◆ Objective ◆
Say how many lines contain the word "recreates" and give no other text.

◆ Stored data ◆
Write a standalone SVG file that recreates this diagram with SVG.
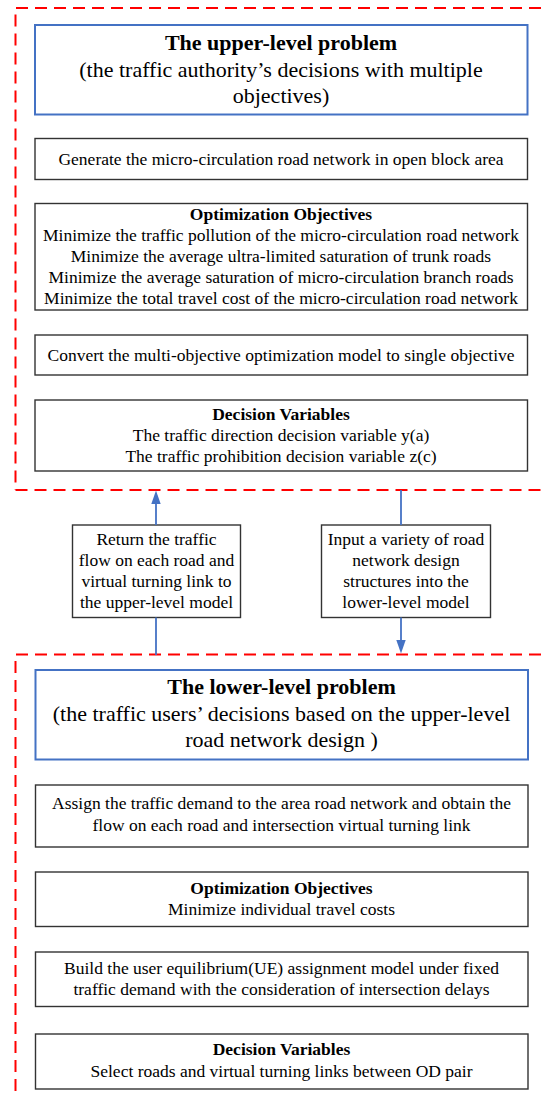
* * *
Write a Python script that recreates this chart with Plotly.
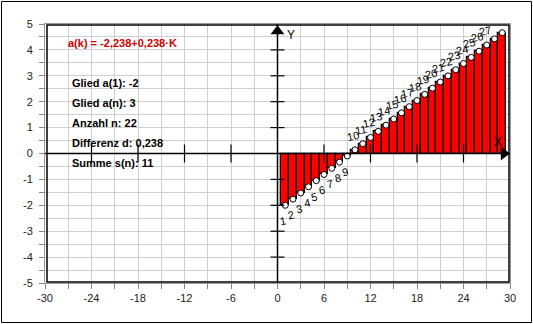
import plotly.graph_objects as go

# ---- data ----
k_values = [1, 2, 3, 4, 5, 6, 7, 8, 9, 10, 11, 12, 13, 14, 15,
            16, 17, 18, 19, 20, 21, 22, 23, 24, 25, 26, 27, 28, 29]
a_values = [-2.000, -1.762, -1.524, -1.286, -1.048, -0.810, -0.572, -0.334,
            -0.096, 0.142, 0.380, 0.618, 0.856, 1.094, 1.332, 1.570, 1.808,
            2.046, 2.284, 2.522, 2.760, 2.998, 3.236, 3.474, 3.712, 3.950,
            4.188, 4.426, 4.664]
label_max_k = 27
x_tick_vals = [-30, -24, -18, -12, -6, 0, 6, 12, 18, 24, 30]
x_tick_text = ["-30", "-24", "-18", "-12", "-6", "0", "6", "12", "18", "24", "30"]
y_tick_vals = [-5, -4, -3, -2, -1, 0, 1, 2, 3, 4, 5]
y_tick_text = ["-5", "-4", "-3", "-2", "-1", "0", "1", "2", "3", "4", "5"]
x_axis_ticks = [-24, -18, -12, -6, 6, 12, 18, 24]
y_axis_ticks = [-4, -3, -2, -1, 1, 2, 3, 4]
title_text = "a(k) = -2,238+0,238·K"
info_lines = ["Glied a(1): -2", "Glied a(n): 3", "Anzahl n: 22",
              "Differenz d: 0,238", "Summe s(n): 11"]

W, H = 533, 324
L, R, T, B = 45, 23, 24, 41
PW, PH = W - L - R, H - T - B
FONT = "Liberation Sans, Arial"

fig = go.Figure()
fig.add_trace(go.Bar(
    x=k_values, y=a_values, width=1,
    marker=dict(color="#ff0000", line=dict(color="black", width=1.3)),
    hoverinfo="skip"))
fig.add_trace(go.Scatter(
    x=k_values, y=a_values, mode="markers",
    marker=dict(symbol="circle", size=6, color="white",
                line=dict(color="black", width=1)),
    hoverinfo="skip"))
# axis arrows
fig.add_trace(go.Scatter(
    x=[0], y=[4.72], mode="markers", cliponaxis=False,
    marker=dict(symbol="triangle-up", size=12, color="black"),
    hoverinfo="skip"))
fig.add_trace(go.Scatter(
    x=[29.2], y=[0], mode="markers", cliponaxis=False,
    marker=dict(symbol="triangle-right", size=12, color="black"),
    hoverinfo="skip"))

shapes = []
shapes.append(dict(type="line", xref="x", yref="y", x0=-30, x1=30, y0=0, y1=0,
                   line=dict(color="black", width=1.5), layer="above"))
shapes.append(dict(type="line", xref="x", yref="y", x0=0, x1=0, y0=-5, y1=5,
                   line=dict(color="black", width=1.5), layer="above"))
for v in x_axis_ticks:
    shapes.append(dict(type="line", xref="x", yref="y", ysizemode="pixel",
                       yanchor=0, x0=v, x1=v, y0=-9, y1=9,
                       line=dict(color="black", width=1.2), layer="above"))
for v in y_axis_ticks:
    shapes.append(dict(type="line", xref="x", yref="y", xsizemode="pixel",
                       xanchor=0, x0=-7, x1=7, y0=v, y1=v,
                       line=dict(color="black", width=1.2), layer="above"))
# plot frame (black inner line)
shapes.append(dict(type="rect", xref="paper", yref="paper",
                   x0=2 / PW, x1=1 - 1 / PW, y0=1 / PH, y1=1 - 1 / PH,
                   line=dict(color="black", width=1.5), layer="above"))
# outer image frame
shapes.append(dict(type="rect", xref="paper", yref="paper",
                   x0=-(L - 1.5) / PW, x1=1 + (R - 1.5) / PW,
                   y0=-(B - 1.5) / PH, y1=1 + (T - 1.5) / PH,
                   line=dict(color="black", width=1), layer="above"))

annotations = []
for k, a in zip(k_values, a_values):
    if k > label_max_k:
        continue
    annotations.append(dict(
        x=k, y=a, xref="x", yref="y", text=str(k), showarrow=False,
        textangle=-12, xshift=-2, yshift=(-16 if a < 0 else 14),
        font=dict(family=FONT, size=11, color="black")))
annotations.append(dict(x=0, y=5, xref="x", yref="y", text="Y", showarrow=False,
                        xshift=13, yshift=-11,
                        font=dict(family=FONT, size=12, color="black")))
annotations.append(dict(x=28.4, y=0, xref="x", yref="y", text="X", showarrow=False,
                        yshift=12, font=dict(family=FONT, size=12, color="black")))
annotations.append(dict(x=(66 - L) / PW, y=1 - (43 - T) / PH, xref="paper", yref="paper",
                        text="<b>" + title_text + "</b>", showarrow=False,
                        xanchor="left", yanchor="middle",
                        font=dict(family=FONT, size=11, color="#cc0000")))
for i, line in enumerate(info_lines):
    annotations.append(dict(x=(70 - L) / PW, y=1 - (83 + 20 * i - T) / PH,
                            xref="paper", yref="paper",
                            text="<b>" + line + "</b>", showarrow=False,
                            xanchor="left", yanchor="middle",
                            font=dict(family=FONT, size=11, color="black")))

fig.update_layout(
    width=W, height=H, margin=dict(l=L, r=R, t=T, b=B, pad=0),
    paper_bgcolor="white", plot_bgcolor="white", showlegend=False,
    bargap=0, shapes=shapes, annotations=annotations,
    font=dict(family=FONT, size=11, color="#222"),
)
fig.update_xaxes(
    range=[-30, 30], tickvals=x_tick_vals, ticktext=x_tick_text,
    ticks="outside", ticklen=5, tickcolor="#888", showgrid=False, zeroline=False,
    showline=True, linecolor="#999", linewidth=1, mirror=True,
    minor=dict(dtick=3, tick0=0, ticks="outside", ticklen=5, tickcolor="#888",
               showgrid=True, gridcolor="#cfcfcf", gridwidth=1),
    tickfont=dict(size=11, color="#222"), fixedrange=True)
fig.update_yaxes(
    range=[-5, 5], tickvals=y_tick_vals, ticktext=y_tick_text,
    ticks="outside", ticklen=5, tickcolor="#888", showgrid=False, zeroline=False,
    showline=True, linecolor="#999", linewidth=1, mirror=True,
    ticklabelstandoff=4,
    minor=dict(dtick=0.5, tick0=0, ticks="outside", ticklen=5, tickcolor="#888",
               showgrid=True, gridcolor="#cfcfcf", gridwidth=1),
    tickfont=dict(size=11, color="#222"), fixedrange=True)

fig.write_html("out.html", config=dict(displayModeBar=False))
--
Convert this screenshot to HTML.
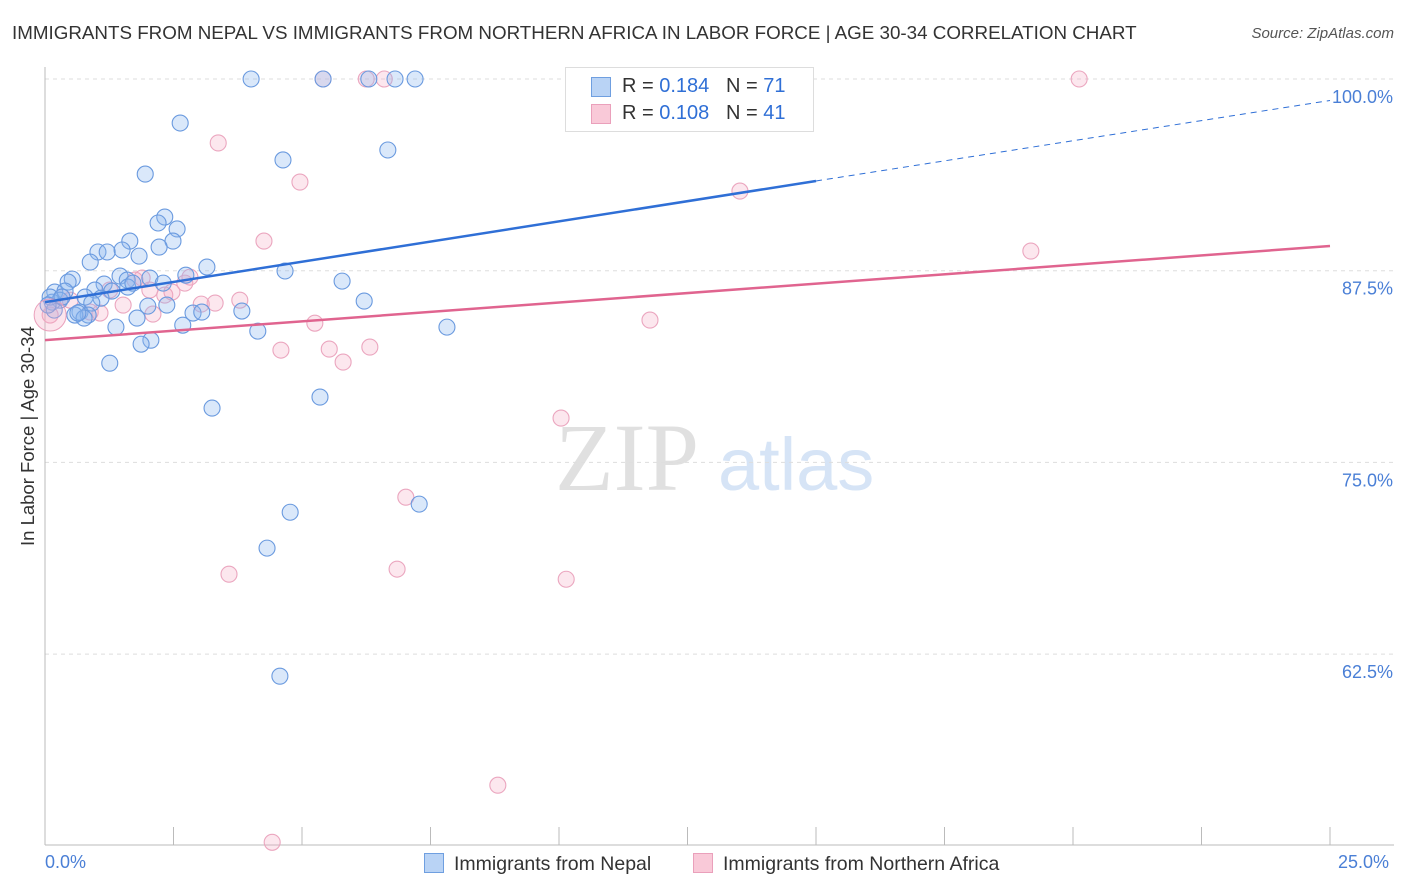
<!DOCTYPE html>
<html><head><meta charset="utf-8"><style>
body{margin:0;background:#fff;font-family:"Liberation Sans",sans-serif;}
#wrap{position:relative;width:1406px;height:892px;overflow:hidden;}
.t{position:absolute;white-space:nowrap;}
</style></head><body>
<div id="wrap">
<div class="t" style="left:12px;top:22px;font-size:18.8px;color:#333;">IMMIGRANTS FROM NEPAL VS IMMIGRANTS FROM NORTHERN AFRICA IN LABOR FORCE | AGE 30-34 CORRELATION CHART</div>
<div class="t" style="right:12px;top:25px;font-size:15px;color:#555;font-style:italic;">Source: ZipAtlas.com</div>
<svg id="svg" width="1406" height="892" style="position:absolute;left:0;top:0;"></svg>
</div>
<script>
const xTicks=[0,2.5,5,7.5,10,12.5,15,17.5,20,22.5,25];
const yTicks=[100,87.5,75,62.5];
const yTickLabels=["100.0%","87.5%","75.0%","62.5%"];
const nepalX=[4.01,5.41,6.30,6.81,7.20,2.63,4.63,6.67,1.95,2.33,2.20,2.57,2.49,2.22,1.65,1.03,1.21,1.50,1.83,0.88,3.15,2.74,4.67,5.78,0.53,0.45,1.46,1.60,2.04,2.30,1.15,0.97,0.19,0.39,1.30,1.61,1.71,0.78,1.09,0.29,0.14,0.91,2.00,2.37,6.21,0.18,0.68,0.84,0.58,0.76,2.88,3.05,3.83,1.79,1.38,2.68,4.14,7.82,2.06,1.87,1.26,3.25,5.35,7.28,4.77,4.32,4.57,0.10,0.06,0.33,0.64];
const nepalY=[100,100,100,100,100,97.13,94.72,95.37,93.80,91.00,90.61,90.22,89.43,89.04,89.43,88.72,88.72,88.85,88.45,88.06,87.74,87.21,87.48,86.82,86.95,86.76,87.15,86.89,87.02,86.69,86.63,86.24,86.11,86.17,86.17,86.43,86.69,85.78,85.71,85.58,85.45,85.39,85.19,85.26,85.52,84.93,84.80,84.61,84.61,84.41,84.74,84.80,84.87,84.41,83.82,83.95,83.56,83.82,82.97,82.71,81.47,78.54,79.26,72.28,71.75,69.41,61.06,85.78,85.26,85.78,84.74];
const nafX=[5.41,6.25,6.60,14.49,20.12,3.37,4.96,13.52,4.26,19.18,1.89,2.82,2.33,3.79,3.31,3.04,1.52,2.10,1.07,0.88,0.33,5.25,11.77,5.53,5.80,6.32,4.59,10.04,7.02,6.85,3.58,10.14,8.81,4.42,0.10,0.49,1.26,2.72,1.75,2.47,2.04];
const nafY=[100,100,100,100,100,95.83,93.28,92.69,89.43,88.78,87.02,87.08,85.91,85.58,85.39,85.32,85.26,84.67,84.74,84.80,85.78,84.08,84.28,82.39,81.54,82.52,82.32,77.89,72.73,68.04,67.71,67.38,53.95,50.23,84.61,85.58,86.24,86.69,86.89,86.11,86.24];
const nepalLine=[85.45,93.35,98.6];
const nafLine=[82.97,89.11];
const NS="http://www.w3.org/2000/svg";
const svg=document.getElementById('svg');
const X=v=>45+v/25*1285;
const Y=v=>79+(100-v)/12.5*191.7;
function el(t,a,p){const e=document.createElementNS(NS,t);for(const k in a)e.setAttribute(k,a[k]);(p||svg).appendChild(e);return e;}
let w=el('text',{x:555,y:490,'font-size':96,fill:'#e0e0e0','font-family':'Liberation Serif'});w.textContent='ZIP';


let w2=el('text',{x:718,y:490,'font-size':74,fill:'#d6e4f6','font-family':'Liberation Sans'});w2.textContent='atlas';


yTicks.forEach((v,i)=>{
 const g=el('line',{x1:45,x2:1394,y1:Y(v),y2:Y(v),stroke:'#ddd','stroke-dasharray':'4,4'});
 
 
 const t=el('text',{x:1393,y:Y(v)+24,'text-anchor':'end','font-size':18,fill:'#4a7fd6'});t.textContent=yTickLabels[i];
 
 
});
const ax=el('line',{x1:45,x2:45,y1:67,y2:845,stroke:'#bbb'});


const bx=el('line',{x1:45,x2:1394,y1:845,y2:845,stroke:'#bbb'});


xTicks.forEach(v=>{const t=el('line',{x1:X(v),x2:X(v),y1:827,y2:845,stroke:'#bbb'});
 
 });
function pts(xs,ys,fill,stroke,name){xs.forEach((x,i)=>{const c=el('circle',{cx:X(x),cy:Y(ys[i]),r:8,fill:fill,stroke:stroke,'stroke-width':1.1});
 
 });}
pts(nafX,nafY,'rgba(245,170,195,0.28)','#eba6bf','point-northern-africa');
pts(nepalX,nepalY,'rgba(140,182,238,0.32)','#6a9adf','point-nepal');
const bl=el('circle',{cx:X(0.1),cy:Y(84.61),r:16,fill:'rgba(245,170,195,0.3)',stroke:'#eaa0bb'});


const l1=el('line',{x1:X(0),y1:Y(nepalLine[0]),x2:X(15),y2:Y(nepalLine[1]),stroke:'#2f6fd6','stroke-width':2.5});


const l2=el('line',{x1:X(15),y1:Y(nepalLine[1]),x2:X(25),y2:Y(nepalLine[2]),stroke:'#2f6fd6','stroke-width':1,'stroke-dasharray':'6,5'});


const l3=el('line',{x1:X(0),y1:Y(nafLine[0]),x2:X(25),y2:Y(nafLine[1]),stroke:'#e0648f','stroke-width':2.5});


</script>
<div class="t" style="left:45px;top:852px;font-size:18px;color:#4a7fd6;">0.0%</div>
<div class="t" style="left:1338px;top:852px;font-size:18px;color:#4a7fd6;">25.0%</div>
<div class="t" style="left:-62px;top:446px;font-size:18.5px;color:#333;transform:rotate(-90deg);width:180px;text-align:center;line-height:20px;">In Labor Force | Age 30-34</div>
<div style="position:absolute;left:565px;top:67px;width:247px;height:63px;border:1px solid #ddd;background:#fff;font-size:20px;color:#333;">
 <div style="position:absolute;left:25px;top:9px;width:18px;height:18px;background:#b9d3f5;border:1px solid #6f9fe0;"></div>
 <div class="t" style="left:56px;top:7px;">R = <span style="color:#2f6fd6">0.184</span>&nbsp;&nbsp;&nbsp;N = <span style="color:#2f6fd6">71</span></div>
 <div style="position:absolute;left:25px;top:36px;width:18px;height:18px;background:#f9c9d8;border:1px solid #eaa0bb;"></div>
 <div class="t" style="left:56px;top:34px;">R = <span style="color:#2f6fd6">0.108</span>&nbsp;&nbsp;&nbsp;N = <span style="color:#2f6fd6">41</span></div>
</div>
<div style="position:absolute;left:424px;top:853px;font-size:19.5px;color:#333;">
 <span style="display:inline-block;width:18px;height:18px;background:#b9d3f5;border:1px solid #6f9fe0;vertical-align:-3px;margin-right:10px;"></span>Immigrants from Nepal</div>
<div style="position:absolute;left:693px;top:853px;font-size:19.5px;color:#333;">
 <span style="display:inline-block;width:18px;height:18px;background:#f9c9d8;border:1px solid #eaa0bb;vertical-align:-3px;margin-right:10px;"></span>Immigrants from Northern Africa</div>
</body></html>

◆ The result ◆
2